I process life with my heart, my gut, and my instincts. Usually not logically. Sort of like the Scarecrow in The Wizard of Oz.
Take blogging, for instance. When I first started, I decided it would a good idea to write dozens of posts in advance and pre-schedule them.
But my heart wouldn’t cooperate.
What if my creativity dries up? Then what? I’ll be an ex-blogger? An un-blogger.
But each week an idea comes.
A gentle thought–so tiny, yet it sparkles.
Almost like manna from heaven.
Impossible to ignore.
And along with fresh ideas, God’s provided readers.
This Thanksgiving I’m grateful to you, Dear Readers.
You’ve demonstrated God’s faithfulness to me.
Thank you for the privilege of your time.

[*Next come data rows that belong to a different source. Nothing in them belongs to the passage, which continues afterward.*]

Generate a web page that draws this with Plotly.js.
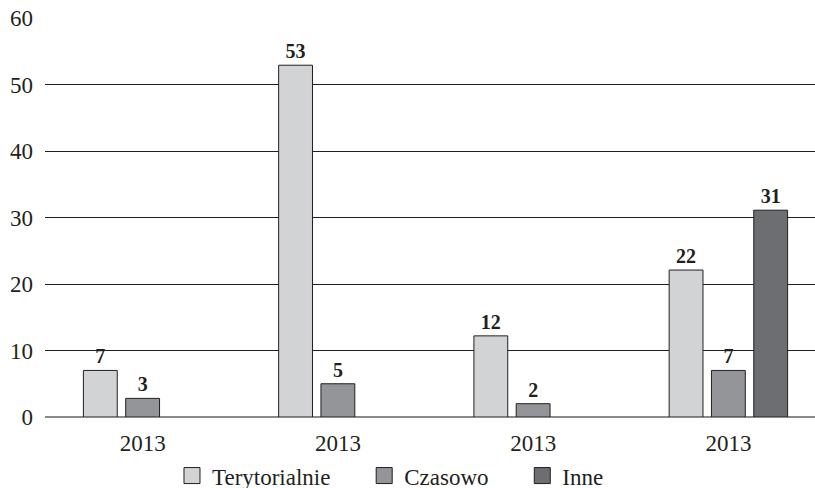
<!DOCTYPE html>
<html>
<head>
<meta charset="utf-8">
<script src="https://cdn.plot.ly/plotly-3.0.1.min.js"></script>
<style>
html,body{margin:0;padding:0;overflow:hidden;background:#fff;}
#chart{width:826px;height:500px;}
</style>
</head>
<body>
<div id="chart"></div>
<script>
// Data
var categories = ["A", "B", "C", "D"];
var tickLabels = ["2013", "2013", "2013", "2013"];
var seriesNames = ["Terytorialnie", "Czasowo", "Inne"];
var terytorialnie = [7, 52.9, 12.2, 22.1];
var czasowo = [2.8, 5, 2, 7];
var inne = [null, null, null, 31.1];
var terytorialnieLabels = ["7", "53", "12", "22"];
var czasowoLabels = ["3", "5", "2", "7"];
var inneLabels = ["", "", "", "31"];
var yTicks = [0, 10, 20, 30, 40, 50, 60];

var colors = ["#d2d3d5", "#939598", "#6d6e71"];
var font = "'Liberation Serif', 'Times New Roman', serif";
var ink = "#231f20";

function barTrace(name, values, labels, color) {
  return {
    type: "bar",
    name: name,
    x: categories,
    y: values,
    text: labels,
    textposition: "outside",
    textfont: {family: font, size: 20, color: ink},
    texttemplate: "<b>%{text}</b>",
    cliponaxis: false,
    showlegend: false,
    marker: {color: color, line: {color: ink, width: 1}},
    hoverinfo: "none"
  };
}

// legend entries (square swatches)
function legendTrace(name, color) {
  return {
    type: "scatter",
    mode: "markers",
    name: name + "\u00a0\u00a0\u00a0\u00a0\u00a0",
    x: [categories[0]],
    y: [null],
    marker: {symbol: "square", size: 16, color: color, line: {color: ink, width: 1}},
    showlegend: true,
    hoverinfo: "none"
  };
}

var data = [
  barTrace(seriesNames[0], terytorialnie, terytorialnieLabels, colors[0]),
  barTrace(seriesNames[1], czasowo, czasowoLabels, colors[1]),
  barTrace(seriesNames[2], inne, inneLabels, colors[2]),
  legendTrace(seriesNames[0], colors[0]),
  legendTrace(seriesNames[1], colors[1]),
  legendTrace(seriesNames[2], colors[2])
];

var layout = {
  width: 826,
  height: 500,
  margin: {l: 45, r: 0, t: 18, b: 83, pad: 0, autoexpand: false},
  paper_bgcolor: "#ffffff",
  plot_bgcolor: "#ffffff",
  barmode: "group",
  bargap: 0.35,
  bargroupgap: 0.2,
  showlegend: true,
  legend: {
    orientation: "h",
    x: 0.1626,
    xanchor: "left",
    y: -0.093,
    yanchor: "top",
    font: {family: font, size: 23, color: ink},
    bgcolor: "rgba(0,0,0,0)"
  },
  xaxis: {
    type: "category",
    tickvals: categories,
    ticktext: tickLabels,
    tickfont: {family: font, size: 23, color: ink},
    showgrid: false,
    zeroline: false,
    showline: false,
    ticks: "",
    ticklabelstandoff: 10,
    fixedrange: true
  },
  yaxis: {
    range: [0, 60],
    tickvals: yTicks,
    tickfont: {family: font, size: 23, color: ink},
    showgrid: true,
    gridcolor: ink,
    gridwidth: 1,
    zeroline: true,
    zerolinecolor: "#8a8a8a",
    zerolinewidth: 1.5,
    showline: false,
    ticks: "",
    ticklabelstandoff: 11,
    fixedrange: true
  },
  font: {family: font, color: ink}
};

Plotly.newPlot("chart", data, layout, {displayModeBar: false, staticPlot: true});
</script>
</body>
</html>
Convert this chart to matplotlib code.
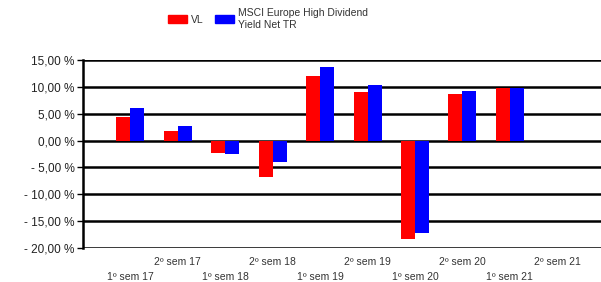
import numpy as np
import matplotlib
matplotlib.use("Agg")
import matplotlib.pyplot as plt
from matplotlib.patches import Patch

plt.rcParams['font.family'] = ['Liberation Sans', 'DejaVu Sans']

# semesters and returns (%)
categories = ['1º sem 17', '2º sem 17', '1º sem 18', '2º sem 18', '1º sem 19',
              '2º sem 19', '1º sem 20', '2º sem 20', '1º sem 21', '2º sem 21']
vl = [4.3, 1.85, -2.4, -6.85, 12.0, 9.0, -18.3, 8.6, 9.85, np.nan]
msci = [6.1, 2.7, -2.45, -4.0, 13.7, 10.4, -17.3, 9.2, 9.75, np.nan]
yticks = [15, 10, 5, 0, -5, -10, -15, -20]

fig = plt.figure(figsize=(6.01, 2.82), dpi=100)
ax = fig.add_axes([83/601, 34/282, 518/601, 188/282])

x = np.arange(len(categories))
w = 0.295
ax.bar(x - w/2, vl, w, color='#ff0000', zorder=3)
ax.bar(x + w/2, msci, w, color='#0000ff', zorder=3)

ax.set_xlim(-1, 9.92)
ax.set_ylim(-20, 15)
ax.set_yticks(yticks)

def fmt(v):
    s = f"{abs(v):.2f}".replace('.', ',') + " %"
    return ("- " + s) if v < 0 else s

ax.set_yticklabels([fmt(v) for v in yticks], fontsize=8.5, color='#222222')
for v in yticks:
    ax.axhline(v, color='black', lw=1.8, zorder=2)

for s in ['top', 'right', 'bottom']:
    ax.spines[s].set_visible(False)
ax.spines['left'].set_linewidth(1.8)
ax.tick_params(axis='y', length=4, width=1, pad=2)
ax.set_xticks([])

# alternating two-row category labels
for i, c in enumerate(categories):
    ypos = -0.075 if i % 2 == 1 else -0.155
    ax.text(x[i], ypos, c, transform=ax.get_xaxis_transform(), ha='center',
            va='center', fontsize=7.5, color='#333333')

handles = [Patch(color='#ff0000'), Patch(color='#0000ff')]
fig.legend(handles, ['VL', 'MSCI Europe High Dividend\nYield Net TR'],
           loc='upper left', bbox_to_anchor=(159/601, 1.004), ncol=2, frameon=False,
           fontsize=7.5, labelcolor='#333333', handlelength=1.8, handleheight=0.8,
           columnspacing=1.05, handletextpad=0.4)

fig.savefig('out.png', dpi=100)
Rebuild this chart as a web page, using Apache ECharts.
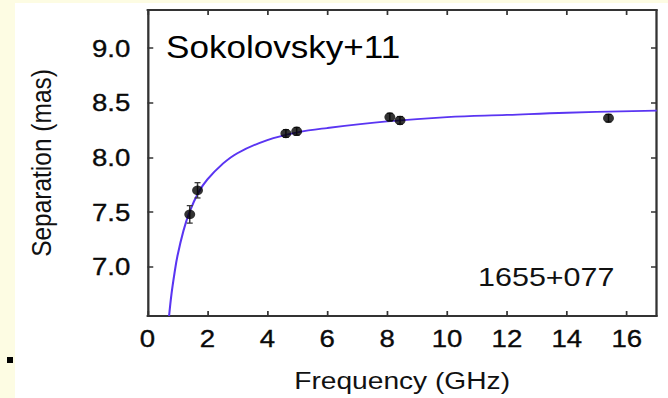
<!DOCTYPE html>
<html>
<head>
<meta charset="utf-8">
<script src="https://cdn.jsdelivr.net/npm/echarts@6/dist/echarts.min.js"></script>
<style>
  html, body { margin: 0; padding: 0; }
  body { width: 668px; height: 398px; background: #fdfce3; position: relative; overflow: hidden; }
  #paper { position: absolute; left: 15px; top: 3px; right: 0; bottom: 0; background: #ffffff; }
  #dot { position: absolute; left: 7px; top: 357px; width: 6px; height: 6px; background: #000; }
  #chart { position: absolute; left: 0; top: 0; width: 581px; height: 398px; transform: scaleX(1.14974); transform-origin: 0 0; }
</style>
</head>
<body>
<div id="paper"></div>
<div id="dot"></div>
<div id="chart"></div>
<script>
// Measured points (frequency in GHz, separation in mas)
const freqs = [1.41, 1.67, 4.62, 4.98, 8.09, 8.43, 15.39];
const separations = [7.48, 7.70, 8.22, 8.24, 8.37, 8.34, 8.36];
const errors = [0.08, 0.07, 0.035, 0.035, 0.035, 0.035, 0.035];

// Fitted curve
const curveFreqs = [0.72, 0.8, 0.9, 1.0, 1.2, 1.4, 1.7, 2.0, 2.5, 3.0, 4.0, 5.0, 6.0, 8.0, 10.0, 12.0, 14.0, 17.0];
const curveSeps  = [6.55, 6.75, 6.94, 7.10, 7.33, 7.50, 7.68, 7.80, 7.94, 8.04, 8.16, 8.23, 8.27, 8.33, 8.37, 8.39, 8.41, 8.43];

// Tick labels
const xTicks = [0, 2, 4, 6, 8, 10, 12, 14, 16];
const yTicks = [7.0, 7.5, 8.0, 8.5, 9.0];

const xName = 'Frequency (GHz)';
const yName = 'Separation (mas)';
const refLabel = 'Sokolovsky+11';
const sourceLabel = '1655+077';

const FONT = "'Liberation Sans', Arial, Helvetica, sans-serif";
const AX = '#333333';

const chart = echarts.init(document.getElementById('chart'), null, { renderer: 'svg' });

const scatterData = freqs.map((f, i) => [f, separations[i]]);
const errData = freqs.map((f, i) => [f, separations[i] - errors[i], separations[i] + errors[i]]);
const curveData = curveFreqs.map((f, i) => [f, curveSeps[i]]);

const baseX = {
  type: 'value', min: 0, max: 17,
  splitLine: { show: false },
  axisLine: { show: true, onZero: false, lineStyle: { color: AX, width: 2 } },
  axisTick: { show: true, inside: true, length: 5, customValues: xTicks, lineStyle: { color: AX, width: 1.5 } }
};
const baseY = {
  type: 'value', min: 6.55, max: 9.35,
  splitLine: { show: false },
  axisLine: { show: true, onZero: false, lineStyle: { color: AX, width: 2 } },
  axisTick: { show: true, inside: true, length: 5, customValues: yTicks, lineStyle: { color: AX, width: 1.5 } }
};

const tickText = { fontFamily: FONT, fontSize: 24, color: '#0a0a0a', textBorderColor: '#0a0a0a', textBorderWidth: 0.35 };

chart.setOption({
  animation: false,
  backgroundColor: 'transparent',
  grid: { left: 128.3, right: 9.8, top: 10, bottom: 81, containLabel: false },
  xAxis: [
    Object.assign({}, baseX, {
      position: 'bottom',
      name: xName, nameLocation: 'middle', nameGap: 52,
      nameTextStyle: { fontFamily: FONT, fontSize: 24.5, color: '#111' },
      axisLabel: Object.assign({ show: true, customValues: xTicks, margin: 11, formatter: v => String(v) }, tickText)
    }),
    Object.assign({}, baseX, { position: 'top', axisLabel: { show: false } })
  ],
  yAxis: [
    Object.assign({}, baseY, {
      position: 'left',
      name: yName, nameLocation: 'middle', nameGap: 80, nameRotate: 90,
      nameTextStyle: { fontFamily: FONT, fontSize: 24.5, color: '#111' },
      axisLabel: Object.assign({ show: true, customValues: yTicks, margin: 15, formatter: v => v.toFixed(1) }, tickText)
    }),
    Object.assign({}, baseY, { position: 'right', axisLabel: { show: false } })
  ],
  graphic: [
    { type: 'text', left: 144.4, top: 32, style: { text: refLabel, font: "30.5px " + FONT, fill: '#000' } },
    { type: 'text', left: 415.8, top: 263, style: { text: sourceLabel, font: "26.5px " + FONT, fill: '#111' } }
  ],
  series: [
    {
      type: 'line', xAxisIndex: 0, yAxisIndex: 0,
      data: curveData, smooth: 0.4, showSymbol: false, symbol: 'none',
      lineStyle: { color: '#5a35f2', width: 1.8 }, clip: true, z: 2
    },
    {
      type: 'custom', xAxisIndex: 0, yAxisIndex: 0, data: errData, z: 3,
      renderItem: function (params, api) {
        const x = api.value(0);
        const lo = api.coord([x, api.value(1)]);
        const hi = api.coord([x, api.value(2)]);
        const cap = 2.6;
        const st = { stroke: '#3a3a3a', lineWidth: 1.3 };
        return {
          type: 'group',
          children: [
            { type: 'line', shape: { x1: lo[0], y1: lo[1], x2: hi[0], y2: hi[1] }, style: st },
            { type: 'line', shape: { x1: lo[0] - cap, y1: lo[1], x2: lo[0] + cap, y2: lo[1] }, style: st },
            { type: 'line', shape: { x1: hi[0] - cap, y1: hi[1], x2: hi[0] + cap, y2: hi[1] }, style: st }
          ]
        };
      }
    },
    {
      type: 'scatter', xAxisIndex: 0, yAxisIndex: 0,
      data: scatterData, symbol: 'circle', symbolSize: 9.5,
      itemStyle: { color: '#000' }, z: 4
    }
  ]
});
</script>
</body>
</html>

Thank you for reading, for each comment, and most of all, for you friendship.
We connect hearts here, don’t we?
Wouldn’t it be fun to gather at my cabin? I’d fix cheesecake and plenty of coffee and sweet tea.
We’d have a sure ‘nough PORCH PARTY, wouldn’t we!
I believe today’s message is…
If God’s calling you into a new adventure, no need to fret. He’s faithful. He’ll provide. His way. In His time.
“Your love, O Lord, reaches to the heavens, Your faithfulness to the skies…” Psalms 36:5 NIV.
Easy Gluten-free Cheesecake
Midel Gluten-Free Ginger Snaps (1 1/2 cups) Just use regular graham crackers if you don’t eat gluten-free.
1/2 cup melted butter
3 (8-oz) packages softened cream cheese
5 eggs, separated
1 cup sugar
1 teaspoon vanilla
1/4 cup sugar
1 (8-oz) sour cream
Melt butter. Pour over cracker crumbs. Press into bottom of spring form pan (or use a 9 inch Pyrex dish). I always use a spring form pan. Set aside.
Separate eggs. Beat whites separately until stiff but not dry. Set aside.
Beat cream cheese, eggs yolks, sugar, and vanilla. Fold in egg whites. Pour over crust. Bake at 350 for 50 minutes. Mix sour cream and sugar. Pour over cheesecake and bake for 5 minutes.